Dataset excerpt:
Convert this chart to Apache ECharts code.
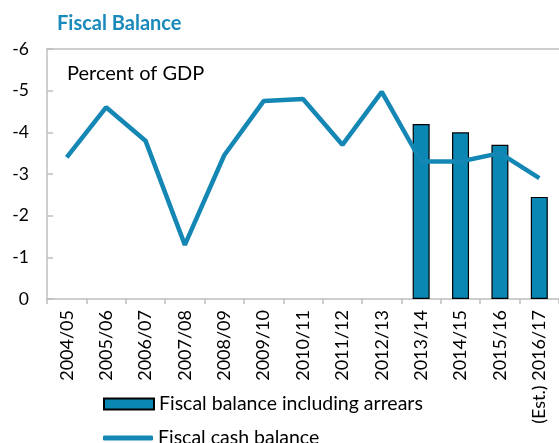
<!DOCTYPE html>
<html><head><meta charset="utf-8">
<script src="https://cdn.jsdelivr.net/npm/echarts@6/dist/echarts.min.js"></script>
<style>html,body{margin:0;padding:0;background:#fff}#c{width:559px;height:443px}</style>
</head><body><div id="c"></div>
<script>
var categories = ['2004/05','2005/06','2006/07','2007/08','2008/09','2009/10','2010/11','2011/12','2012/13','2013/14','2014/15','2015/16','(Est.) 2016/17'];
var arrears = [null,null,null,null,null,null,null,null,null,-4.2,-4.0,-3.7,-2.45];
var cash = [-3.4,-4.6,-3.8,-1.3,-3.45,-4.75,-4.8,-3.7,-4.97,-3.3,-3.3,-3.5,-2.9];
var FONT = 'Lato';
var BLUE = '#0a88b3';
var chart = echarts.init(document.getElementById('c'));
chart.setOption({
  animation:false,
  textStyle:{fontFamily:FONT},
  graphic:[
    {type:'text',left:57,top:14,style:{text:'Fiscal Balance',font:'bold 20px '+FONT,fill:'#1a8abc'}},
    {type:'text',left:67,top:64,style:{text:'Percent of GDP',font:'20px '+FONT,fill:'#000'}}
  ],
  legend:[
    {data:[{name:'Fiscal balance including arrears',icon:'rect'}],orient:'vertical',left:98,top:389,itemWidth:50,itemHeight:11,
     textStyle:{fontFamily:FONT,fontSize:19.5,color:'#000'}},
    {data:[{name:'Fiscal cash balance',icon:'roundRect'}],orient:'vertical',left:98,top:423,itemWidth:50,itemHeight:5,
     textStyle:{fontFamily:FONT,fontSize:19.5,color:'#000'}}
  ],
  grid:{left:47,right:-4,top:49,bottom:144,containLabel:false},
  xAxis:[{type:'category',data:categories,boundaryGap:true,
    axisLine:{lineStyle:{color:'#bfbfbf',width:1.5}},
    axisTick:{show:true,length:5,lineStyle:{color:'#bfbfbf',width:1.5}},
    axisLabel:{rotate:90,interval:0,fontSize:18,color:'#000',fontFamily:FONT,margin:11}},
    {type:'category',data:categories,position:'top',axisLine:{show:true,lineStyle:{color:'#bfbfbf',width:1.5}},axisTick:{show:false},axisLabel:{show:false}}],
  yAxis:{type:'value',min:-6,max:0,interval:1,inverse:true,
    axisLine:{show:true,lineStyle:{color:'#bfbfbf',width:1.5}},
    axisTick:{show:true,inside:true,length:6,lineStyle:{color:'#bfbfbf',width:1.5}},
    splitLine:{show:false},
    axisLabel:{fontSize:17.5,color:'#000',fontFamily:FONT,margin:18}},
  series:[
    {name:'Fiscal balance including arrears',type:'bar',data:arrears,barWidth:17,
     itemStyle:{color:BLUE,borderColor:'#000',borderWidth:1.2}},
    {name:'Fiscal cash balance',type:'line',data:cash,symbol:'none',
     lineStyle:{color:'#1487b5',width:4.5},itemStyle:{color:'#1487b5'},z:3}
  ]
});
</script></body></html>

Prompt: Go through the listing above and write it all out exactly, leaving out any picture.

Output:
Convert this chart to Apache ECharts code.
<!DOCTYPE html>
<html><head><meta charset="utf-8">
<script src="https://cdn.jsdelivr.net/npm/echarts@6/dist/echarts.min.js"></script>
<style>html,body{margin:0;padding:0;background:#fff}#c{width:559px;height:443px}</style>
</head><body><div id="c"></div>
<script>
var categories = ['2004/05','2005/06','2006/07','2007/08','2008/09','2009/10','2010/11','2011/12','2012/13','2013/14','2014/15','2015/16','(Est.) 2016/17'];
var arrears = [null,null,null,null,null,null,null,null,null,-4.2,-4.0,-3.7,-2.45];
var cash = [-3.4,-4.6,-3.8,-1.3,-3.45,-4.75,-4.8,-3.7,-4.97,-3.3,-3.3,-3.5,-2.9];
var FONT = 'Lato';
var BLUE = '#0a88b3';
var chart = echarts.init(document.getElementById('c'));
chart.setOption({
  animation:false,
  textStyle:{fontFamily:FONT},
  graphic:[
    {type:'text',left:57,top:14,style:{text:'Fiscal Balance',font:'bold 20px '+FONT,fill:'#1a8abc'}},
    {type:'text',left:67,top:64,style:{text:'Percent of GDP',font:'20px '+FONT,fill:'#000'}}
  ],
  legend:[
    {data:[{name:'Fiscal balance including arrears',icon:'rect'}],orient:'vertical',left:98,top:389,itemWidth:50,itemHeight:11,
     textStyle:{fontFamily:FONT,fontSize:19.5,color:'#000'}},
    {data:[{name:'Fiscal cash balance',icon:'roundRect'}],orient:'vertical',left:98,top:423,itemWidth:50,itemHeight:5,
     textStyle:{fontFamily:FONT,fontSize:19.5,color:'#000'}}
  ],
  grid:{left:47,right:-4,top:49,bottom:144,containLabel:false},
  xAxis:[{type:'category',data:categories,boundaryGap:true,
    axisLine:{lineStyle:{color:'#bfbfbf',width:1.5}},
    axisTick:{show:true,length:5,lineStyle:{color:'#bfbfbf',width:1.5}},
    axisLabel:{rotate:90,interval:0,fontSize:18,color:'#000',fontFamily:FONT,margin:11}},
    {type:'category',data:categories,position:'top',axisLine:{show:true,lineStyle:{color:'#bfbfbf',width:1.5}},axisTick:{show:false},axisLabel:{show:false}}],
  yAxis:{type:'value',min:-6,max:0,interval:1,inverse:true,
    axisLine:{show:true,lineStyle:{color:'#bfbfbf',width:1.5}},
    axisTick:{show:true,inside:true,length:6,lineStyle:{color:'#bfbfbf',width:1.5}},
    splitLine:{show:false},
    axisLabel:{fontSize:17.5,color:'#000',fontFamily:FONT,margin:18}},
  series:[
    {name:'Fiscal balance including arrears',type:'bar',data:arrears,barWidth:17,
     itemStyle:{color:BLUE,borderColor:'#000',borderWidth:1.2}},
    {name:'Fiscal cash balance',type:'line',data:cash,symbol:'none',
     lineStyle:{color:'#1487b5',width:4.5},itemStyle:{color:'#1487b5'},z:3}
  ]
});
</script></body></html>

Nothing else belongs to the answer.